Using Punt e Mes instead of Miró Rojo gave the drink something of a darker cast. But I happen to like bitter drinks so this still hits the spot. The recommendation of a Spanish sweet vermouth makes sense as I tend to find them a little bit simpler, so something like my go-to Cocchi di Torino might have had a bit too much going on and muscled out the other ingredients. A more workable twist might be Lustau Rojo, which has a similar profile to the Miró, but adds in some savory notes that could play well against the brandy.

Wednesday, January 27, 2021

New Cocktails: Rum Dandy Shim

After a bunch of stirred drinks lately, I eventually went looking for a good sour. This one also comes from The Art of the Shim and was originally produced by Craig Lane of the late Bar Agricole. While calling for sweet vermouth, I decided to take it in a different direction by using blanc instead.
Rum Dandy Shim
1 oz sweet vermouth (I used blanc)
0.5 oz rhum agricole blanc
0.5 oz lime juice
1 tsp cane syrup
2 dashes absinthe
Combine all ingredients in a glass half filled with crushed ice, stir briefly to combine, then top with more crushed ice and garnish with lime zest.
The aromas are a little muted by all the crushed ice, but I still get lovely notes of rhum and lime.
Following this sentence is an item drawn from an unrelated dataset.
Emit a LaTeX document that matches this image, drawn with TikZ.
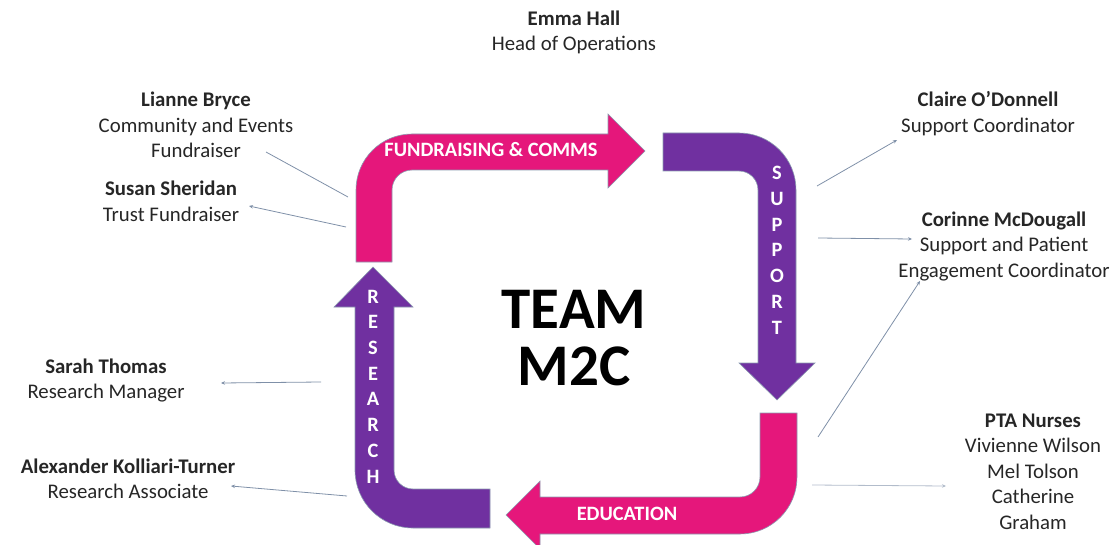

The sip begins sweetly with cane juice and lime, grassy blanc rhum notes rise in the middle, then it becomes bittersweet with cane and vermouth. The finish is driven by the lime and grape notes from the rhum and vermouth.

The weather isn't exactly appropriate for this kind of drink, but I can imagine it will hit the spot even better in the summer. I really like how this takes the basic daiquiri mold and flips it around to produce a drink with almost the same intensity of flavors but much less alcohol. A lot has to be handed to the rhum agricole, which is pretty much the star wherever it goes. I did tip the balance a bit by using the rather potent Rhum J.M. 110, but I think this would still be great with something lighter. If you want to ease back even more, an aged agricole would probably mesh more with a true sweet vermouth instead of brashly pushing the blanc I used aside.